[
home]
[
Personal Program]
[
Help]
tag
11:55
15 mins
VOLUME DENSITY OF INTRAMURAL CORONARY BRANCH SEGMENTS DIFFERS IN RELATION TO MYOCARDIAL DEPTH
Pepijn van Horssen, Jeroen van den Wijngaard, Martin Brandt, Imo Hoefer, Jos Spaan, Maria Siebes
Session: Imaging - General
Session starts: Thursday 24 January, 10:40
Presentation starts: 11:55
Room: Lecture room 559
Pepijn van Horssen (Department of Biomedical Engineering and Physics, Academic Medical Center, University of Amsterdam, Amsterdam, The Netherlands)
Jeroen van den Wijngaard (Department of Biomedical Engineering and Physics, Academic Medical Center, University of Amsterdam, Amsterdam, The Netherlands)
Martin Brandt (Department of Biomedical Engineering and Physics, Academic Medical Center, University of Amsterdam, Amsterdam, The Netherlands)
Imo Hoefer (Department of Experimental Cardiology, Utrecht Medical Center, Utrecht, The Netherlands)
Jos Spaan (Department of Biomedical Engineering and Physics, Academic Medical Center, University of Amsterdam, Amsterdam, The Netherlands)
Maria Siebes (Department of Biomedical Engineering and Physics, Academic Medical Center, University of Amsterdam, Amsterdam, The Netherlands)
Abstract:
Background: An ordered description of the intramural coronary arterial network is essential for vascular tree generation using scaling laws.
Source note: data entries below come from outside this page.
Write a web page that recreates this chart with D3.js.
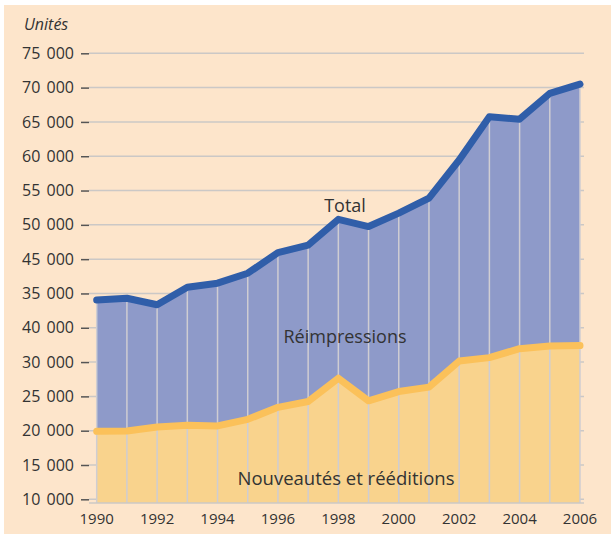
<!DOCTYPE html>
<html>
<head>
<meta charset="utf-8">
<script src="https://cdn.jsdelivr.net/npm/d3@7"></script>
<style>
  html, body { margin: 0; padding: 0; background: #fff; }
  svg { display: block; }
  text { font-family: "Open Sans", "Noto Sans", sans-serif; fill: #333; }
</style>
</head>
<body>
<svg id="chart"></svg>
<script>
// Data
var years = [1990, 1991, 1992, 1993, 1994, 1995, 1996, 1997, 1998, 1999, 2000, 2001, 2002, 2003, 2004, 2005, 2006];
var total = [39050, 39300, 38350, 40900, 41500, 42950, 45950, 47050, 50800, 49750, 51700, 53900, 59450, 65750, 65400, 69150, 70500];
var nouveautes = [19900, 19950, 20550, 20800, 20700, 21650, 23400, 24250, 27650, 24350, 25700, 26350, 30150, 30650, 31950, 32350, 32400];
var tickValues = [10000, 15000, 20000, 25000, 30000, 35000, 40000, 45000, 50000, 55000, 60000, 65000, 70000, 75000];
// labels as printed on the original (35 000 / 40 000 appear swapped there)
var tickLabels = ["10 000", "15 000", "20 000", "25 000", "30 000", "40 000", "35 000", "45 000", "50 000", "55 000", "60 000", "65 000", "70 000", "75 000"];
var yearLabels = [1990, 1992, 1994, 1996, 1998, 2000, 2002, 2004, 2006];

var W = 611, H = 534;
var plotLeft = 89, plotRight = 584, plotBottom = 503;

var svg = d3.select("#chart").attr("width", W).attr("height", H);

// Background panel
svg.append("rect")
    .attr("x", 4).attr("y", 5)
    .attr("width", W - 4).attr("height", H - 5)
    .attr("fill", "#fde5cb");

// Scales
var x = d3.scaleLinear().domain([1990, 2006]).range([96.7, 580]);
var y = d3.scaleLinear().domain([10000, 75000]).range([499.3, 53.3]);

// Horizontal gridlines (behind the areas)
svg.append("g")
    .selectAll("line")
    .data(tickValues)
    .enter().append("line")
    .attr("x1", plotLeft).attr("x2", plotRight)
    .attr("y1", d => y(d)).attr("y2", d => y(d))
    .attr("stroke", "#cbc8c6")
    .attr("stroke-width", 1.5);

// Left axis with dash ticks
var yAxis = d3.axisLeft(y)
    .tickValues(tickValues)
    .tickFormat((d, i) => tickLabels[i])
    .tickSize(8)
    .tickPadding(7);

var gy = svg.append("g")
    .attr("transform", "translate(" + plotLeft + ",0)")
    .call(yAxis);
gy.select(".domain").remove();
gy.selectAll(".tick line").attr("stroke", "#555").attr("stroke-width", 1.5);
gy.selectAll(".tick text")
    .attr("fill", "#333")
    .style("font-size", "16px")
    .style("word-spacing", "2px")
    .style("font-family", "'Open Sans', 'Noto Sans', sans-serif");

// Areas
var areaTotal = d3.area()
    .x((d, i) => x(years[i]))
    .y0(plotBottom)
    .y1(d => y(d));

svg.append("path")
    .datum(total)
    .attr("d", areaTotal)
    .attr("fill", "#8e9ac9");

svg.append("path")
    .datum(nouveautes)
    .attr("d", areaTotal)
    .attr("fill", "#f9d38d");

// Vertical year lines inside the areas
svg.append("g")
    .selectAll("line")
    .data(years)
    .enter().append("line")
    .attr("x1", d => x(d)).attr("x2", d => x(d))
    .attr("y1", plotBottom)
    .attr("y2", (d, i) => y(total[i]))
    .attr("stroke", "#cfcdd2")
    .attr("stroke-width", 1.5);

// Baseline
svg.append("line")
    .attr("x1", plotLeft).attr("x2", plotRight)
    .attr("y1", plotBottom).attr("y2", plotBottom)
    .attr("stroke", "#cbc8c6")
    .attr("stroke-width", 1.5);

// Lines
var line = d3.line()
    .x((d, i) => x(years[i]))
    .y(d => y(d));

svg.append("path")
    .datum(nouveautes)
    .attr("d", line)
    .attr("fill", "none")
    .attr("stroke", "#fbc15a")
    .attr("stroke-width", 7)
    .attr("stroke-linejoin", "round")
    .attr("stroke-linecap", "round");

svg.append("path")
    .datum(total)
    .attr("d", line)
    .attr("fill", "none")
    .attr("stroke", "#305ea9")
    .attr("stroke-width", 7)
    .attr("stroke-linejoin", "round")
    .attr("stroke-linecap", "round");

// X axis labels
svg.append("g")
    .selectAll("text")
    .data(yearLabels)
    .enter().append("text")
    .attr("x", d => x(d))
    .attr("y", 523.5)
    .attr("text-anchor", "middle")
    .style("font-size", "15px")
    .text(d => d);

// Unit label
svg.append("text")
    .attr("x", 24).attr("y", 30)
    .style("font-size", "16px")
    .style("font-style", "italic")
    .text("Unités");

// Series labels
svg.append("text")
    .attr("x", 345).attr("y", 212)
    .attr("text-anchor", "middle")
    .style("font-size", "18px")
    .text("Total");

svg.append("text")
    .attr("x", 345).attr("y", 343)
    .attr("text-anchor", "middle")
    .style("font-size", "18px")
    .text("Réimpressions");

svg.append("text")
    .attr("x", 346).attr("y", 485)
    .attr("text-anchor", "middle")
    .style("font-size", "18.5px")
    .text("Nouveautés et rééditions");
</script>
</body>
</html>
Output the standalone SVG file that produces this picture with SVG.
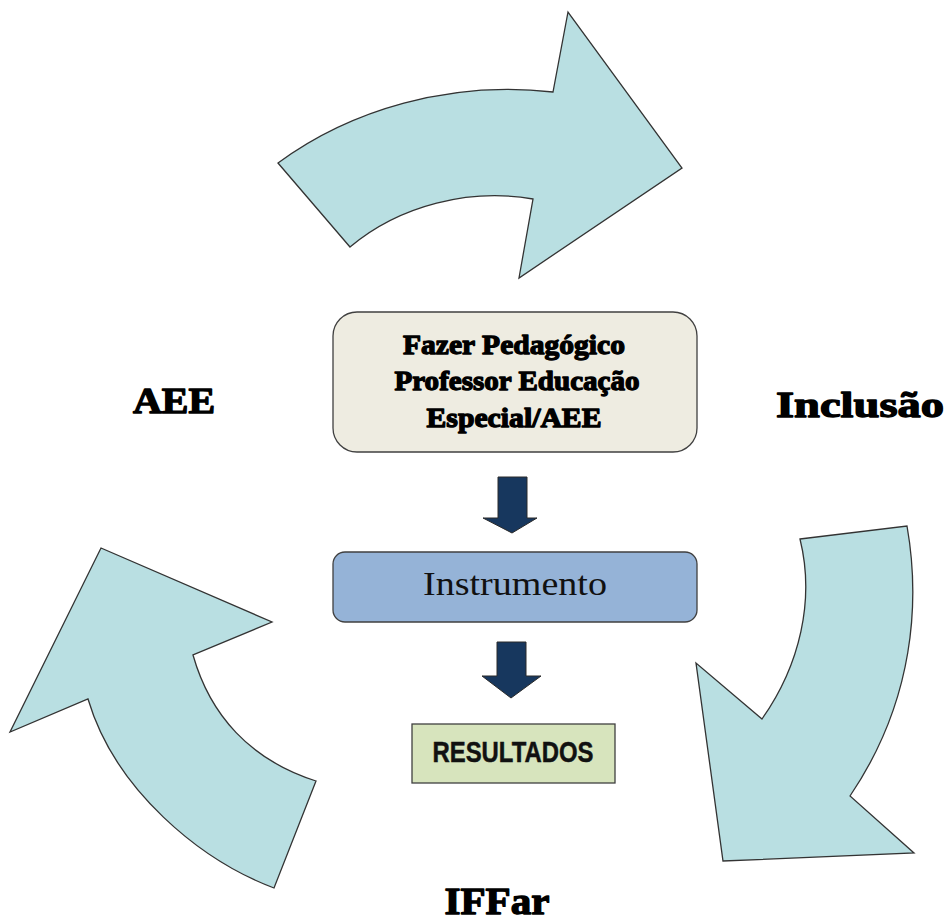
<svg xmlns="http://www.w3.org/2000/svg" width="947" height="921" viewBox="0 0 947 921">
<style>
.big{fill:#B9DFE2;stroke:#333;stroke-width:1.3;stroke-linejoin:miter}
.down{fill:#17375E;stroke:#2a2a2a;stroke-width:1}
.heavy{font-family:"Liberation Serif","DejaVu Serif",serif;font-weight:bold;fill:#000;stroke:#000;stroke-width:1.3;stroke-linejoin:round}
.inbox{font-family:"Liberation Serif","DejaVu Serif",serif;font-weight:bold;fill:#000;stroke:#000;stroke-width:1.3;stroke-linejoin:round;font-size:28px}
.box{stroke:#404040;stroke-width:1.3}
</style>
<rect width="947" height="921" fill="#fff"/>
<g id="cycle-arrows">
<path id="arrow-top" class="big" d="M278,163 C350,110 450,80 553,92 L568,12 L682,168 L519,278 L533,199 C470,188 400,205 350,247 Z"/>
<path id="arrow-right" class="big" d="M800,539 L907,526 C920,600 915,700 850,796 L914,853 L723,861 L696,663 L762,719 C800,665 815,600 800,539 Z"/>
<path id="arrow-left" class="big" d="M316,781 L274,888 C200,860 115,790 88,699 L10,732 L101,548 L272,622 L193,655 C210,715 250,760 316,781 Z"/>
</g>
<g id="connectors">
<path class="down" d="M498,477 L527,477 L527,518 L537,518 L512,533 L483,518 L498,518 Z"/>
<path class="down" d="M497,642 L526,642 L526,676 L541,676 L511,698 L482,676 L497,676 Z"/>
</g>
<g id="node-fazer">
<rect class="box" x="333" y="312" width="364" height="140" rx="24" fill="#EEECE1"/>
<text class="inbox" text-anchor="middle" x="514" y="354" textLength="222" lengthAdjust="spacingAndGlyphs">Fazer Pedagógico</text>
<text class="inbox" text-anchor="middle" x="517" y="390" textLength="245" lengthAdjust="spacingAndGlyphs">Professor Educação</text>
<text class="inbox" text-anchor="middle" x="514" y="427" textLength="175" lengthAdjust="spacingAndGlyphs">Especial/AEE</text>
</g>
<g id="node-instrumento">
<rect class="box" x="333" y="552" width="364" height="70" rx="12" fill="#95B3D7"/>
<text x="515" y="595" font-family="Liberation Serif, DejaVu Serif, serif" font-size="33" text-anchor="middle" textLength="184" lengthAdjust="spacingAndGlyphs" fill="#111">Instrumento</text>
</g>
<g id="node-resultados">
<rect class="box" x="412" y="724" width="203" height="59" fill="#D7E4BD"/>
<text x="513" y="762" font-family="Liberation Sans, Arial, sans-serif" font-weight="bold" font-size="30" text-anchor="middle" textLength="161" lengthAdjust="spacingAndGlyphs" fill="#111" stroke="#111" stroke-width="0.5">RESULTADOS</text>
</g>
<g id="label-aee">
<text class="heavy" x="174" y="413" font-size="35" text-anchor="middle" textLength="82" lengthAdjust="spacingAndGlyphs">AEE</text>
</g>
<g id="label-inclusao">
<text class="heavy" x="860" y="417" font-size="36" text-anchor="middle" textLength="168" lengthAdjust="spacingAndGlyphs">Inclusão</text>
</g>
<g id="label-iffar">
<text class="heavy" x="497" y="914" font-size="37" text-anchor="middle" textLength="105" lengthAdjust="spacingAndGlyphs">IFFar</text>
</g>
</svg>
Knowledge of the intramural vasculature also plays an important role for modeling the transmural blood flow distribution. We investigated the detailed structural organization of coronary arteries and microvessels using an imaging cryomicrotome.
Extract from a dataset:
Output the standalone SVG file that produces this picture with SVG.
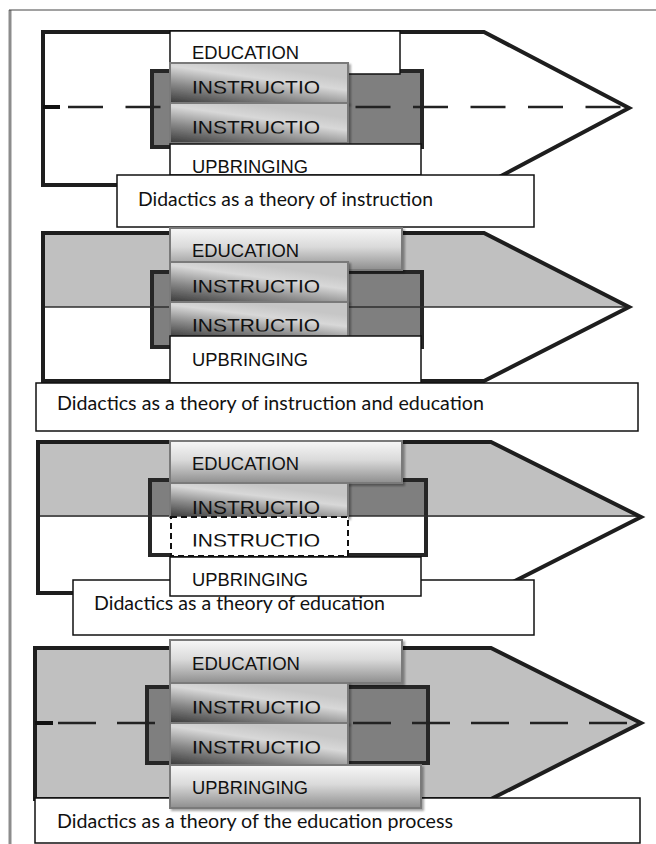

Methods: High-resolution registered 3D image stacks of coronary vessels in 8 canine hearts were acquired at 40 µm slice thickness. After skeletonization of the 3D vascular network [1], all branch segments were labeled and connectivity with neighboring segments was determined. Starting from the epicardium, the sub-tree (crown) belonging to each penetrating artery (stem) was identified and the associated perfusion territory was demarcated by 3D Voronoi tessellation, with the endpoints of terminal segments as Voronoi cell centers. The transmural location of the centroid of the Voronoi cell cluster per stem served to classify the perfused crown territory as endocardial, mid-myocardial or epicardial. Vascular volume density was expressed as fraction of vascular volume, comprised of small arteries <400 µm diameter, per total tissue volume within a perfusion territory.
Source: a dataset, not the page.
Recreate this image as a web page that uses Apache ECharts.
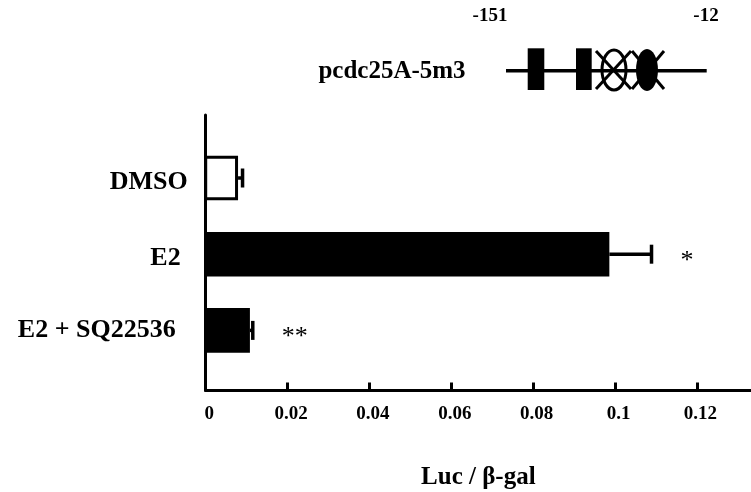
<!DOCTYPE html>
<html>
<head>
<meta charset="utf-8">
<script src="https://cdn.jsdelivr.net/npm/echarts@6/dist/echarts.min.js"></script>
<style>html,body{margin:0;padding:0;background:#fff}#c{width:751px;height:492px}</style>
</head>
<body>
<div id="c"></div>
<script>
// ---- data ----
const categories = ['DMSO', 'E2', 'E2 + SQ22536'];
const means = [0.0079, 0.0986, 0.0108];
const errors = [0.0011, 0.0103, 0.0007];
const significance = ['', '*', '**'];
const xTicks = [0, 0.02, 0.04, 0.06, 0.08, 0.1, 0.12];
const constructName = 'pcdc25A-5m3';
const promoterEnds = ['-151', '-12'];
const xAxisTitle = 'Luc / β-gal';

const SERIF = '"Liberation Serif", "Times New Roman", serif';
const chart = echarts.init(document.getElementById('c'), null, {renderer: 'canvas'});

const barData = means.map((m, i) => [m, i]);
const errData = errors.map((e, i) => [means[i], means[i] + e, i, significance[i]]);

function renderBar(params, api) {
  const i = api.value(1);
  const start = api.coord([0, i]);
  const end = api.coord([api.value(0), i]);
  const h = api.size([0, 1])[1] * 0.585;
  const hollow = params.dataIndex === 0;
  const lw = 3;
  if (hollow) {
    return {
      type: 'rect',
      shape: {x: start[0], y: start[1] - h / 2 + lw / 2, width: end[0] - start[0] - lw / 2, height: h - lw},
      style: {fill: '#fff', stroke: '#000', lineWidth: lw}
    };
  }
  return {
    type: 'rect',
    shape: {x: start[0], y: start[1] - h / 2, width: end[0] - start[0], height: h},
    style: {fill: '#000'}
  };
}

function renderErr(params, api) {
  const i = api.value(2);
  const a = api.coord([api.value(0), i]);
  const b = api.coord([api.value(1), i]);
  const capH = 19;
  const children = [
    {type: 'line', shape: {x1: a[0], y1: a[1], x2: b[0], y2: b[1]}, style: {stroke: '#000', lineWidth: 3.5}},
    {type: 'line', shape: {x1: b[0], y1: b[1] - capH / 2, x2: b[0], y2: b[1] + capH / 2}, style: {stroke: '#000', lineWidth: 3.5}}
  ];
  const sig = significance[params.dataIndex];
  if (sig) {
    children.push({
      type: 'text',
      style: {
        text: sig, x: b[0] + 29, y: b[1] + 7,
        align: 'left', verticalAlign: 'middle',
        font: 'normal 26px ' + SERIF, fill: '#000'
      }
    });
  }
  return {type: 'group', children: children};
}

const option = {
  animation: false,
  backgroundColor: '#fff',
  grid: {left: 205.7, top: 115, right: 0, bottom: 101.5, containLabel: false, outerBoundsMode: 'none'},
  xAxis: {
    type: 'value', min: 0, max: 0.1332,
    axisLine: {show: true, onZero: false, lineStyle: {color: '#000', width: 3}},
    axisTick: {show: true, inside: true, length: 8, customValues: xTicks, lineStyle: {color: '#000', width: 3}},
    axisLabel: {
      customValues: xTicks, margin: 14, color: '#000',
      fontFamily: SERIF, fontWeight: 'bold', fontSize: 19,
      padding: [0, 0, 0, 7],
      formatter: v => String(+v.toFixed(4))
    },
    splitLine: {show: false},
    name: xAxisTitle, nameLocation: 'middle', nameGap: 75,
    nameTextStyle: {color: '#000', fontFamily: SERIF, fontWeight: 'bold', fontSize: 25}
  },
  yAxis: {
    type: 'value', inverse: true, min: -0.827, max: 2.789,
    axisLine: {show: true, onZero: false, lineStyle: {color: '#000', width: 3}},
    axisTick: {show: false},
    splitLine: {show: false},
    axisLabel: {
      customValues: [0, 1, 2], margin: 18, color: '#000',
      fontFamily: SERIF, fontWeight: 'bold', fontSize: 26,
      formatter: v => { const k = Math.round(v); return '{c' + k + '|' + categories[k] + '}'; },
      rich: {
        c0: {fontFamily: SERIF, fontWeight: 'bold', fontSize: 26, padding: [8, 0, 0, 0]},
        c1: {fontFamily: SERIF, fontWeight: 'bold', fontSize: 26, padding: [8, 7, 0, 0]},
        c2: {fontFamily: SERIF, fontWeight: 'bold', fontSize: 26, padding: [0, 12, 0, 0]}
      }
    }
  },
  graphic: [
    {type: 'text', x: 392, y: 72, style: {text: constructName, align: 'center', verticalAlign: 'middle', font: 'bold 25px ' + SERIF, fill: '#000'}},
    {type: 'text', x: 490, y: 16, style: {text: promoterEnds[0], align: 'center', verticalAlign: 'middle', font: 'bold 19px ' + SERIF, fill: '#000'}},
    {type: 'text', x: 706, y: 16, style: {text: promoterEnds[1], align: 'center', verticalAlign: 'middle', font: 'bold 19px ' + SERIF, fill: '#000'}},
    {type: 'line', shape: {x1: 506, y1: 70.7, x2: 706.7, y2: 70.7}, style: {stroke: '#000', lineWidth: 3.5}},
    {type: 'rect', shape: {x: 527.7, y: 48.3, width: 16.6, height: 41.7}, style: {fill: '#000'}},
    {type: 'rect', shape: {x: 576, y: 48.3, width: 15.7, height: 41.7}, style: {fill: '#000'}},
    {type: 'ellipse', shape: {cx: 614, cy: 70, rx: 12, ry: 20}, style: {fill: 'none', stroke: '#000', lineWidth: 3}},
    {type: 'line', shape: {x1: 596, y1: 89, x2: 631, y2: 51}, style: {stroke: '#000', lineWidth: 3}},
    {type: 'line', shape: {x1: 596, y1: 51, x2: 631, y2: 89}, style: {stroke: '#000', lineWidth: 3}},
    {type: 'ellipse', shape: {cx: 647, cy: 70, rx: 11, ry: 21}, style: {fill: '#000'}},
    {type: 'line', shape: {x1: 632, y1: 89, x2: 664, y2: 51}, style: {stroke: '#000', lineWidth: 3}},
    {type: 'line', shape: {x1: 632, y1: 51, x2: 664, y2: 89}, style: {stroke: '#000', lineWidth: 3}}
  ],
  series: [
    {type: 'custom', renderItem: renderBar, data: barData, encode: {x: 0, y: 1}, clip: false, z: 2},
    {type: 'custom', renderItem: renderErr, data: errData, encode: {x: [0, 1], y: 2}, clip: false, z: 3}
  ]
};
chart.setOption(option);
</script>
</body>
</html>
Results: Endocardial territories were in the order of 0.57 ml and comprised about 50 per heart, while volumes of the epicardial territories had a median value of 0.029 ml and numbered about 600 per heart. The vascular volume density was 3.2% at the endocardium compared to 0.8% in the epicardium. Accordingly, different scaling law properties for vascular volume vs. tissue mass were derived for these territories.
Conclusions: A four times higher volume density of small arteries in endocardial territories may compensate for the stronger flow impediment by extravascular forces due to cardiac contraction, but also entails a larger area at risk for ischemia in case of a proximal stenosis. The resulting different scaling law properties of vascular volume vs. tissue mass per territory type should be taken into account when patient-specific computational models are used to predict coronary perfusion.
This work was funded by NHS grant 2006B226 and by FP7-ICT-2007-224495: euHeart.
Reference
[1] P. van Horssen, J.P.H.M. van den Wijngaard, F. Nolte, I.E. Hoefer, R. Haverslag, J.A.E. Spaan and M. Siebes (2009). Extraction of coronary vascular tree and myocardial perfusion data from stacks of cryomicrotome images. Functional Imaging and Modeling of the Heart: 486-494.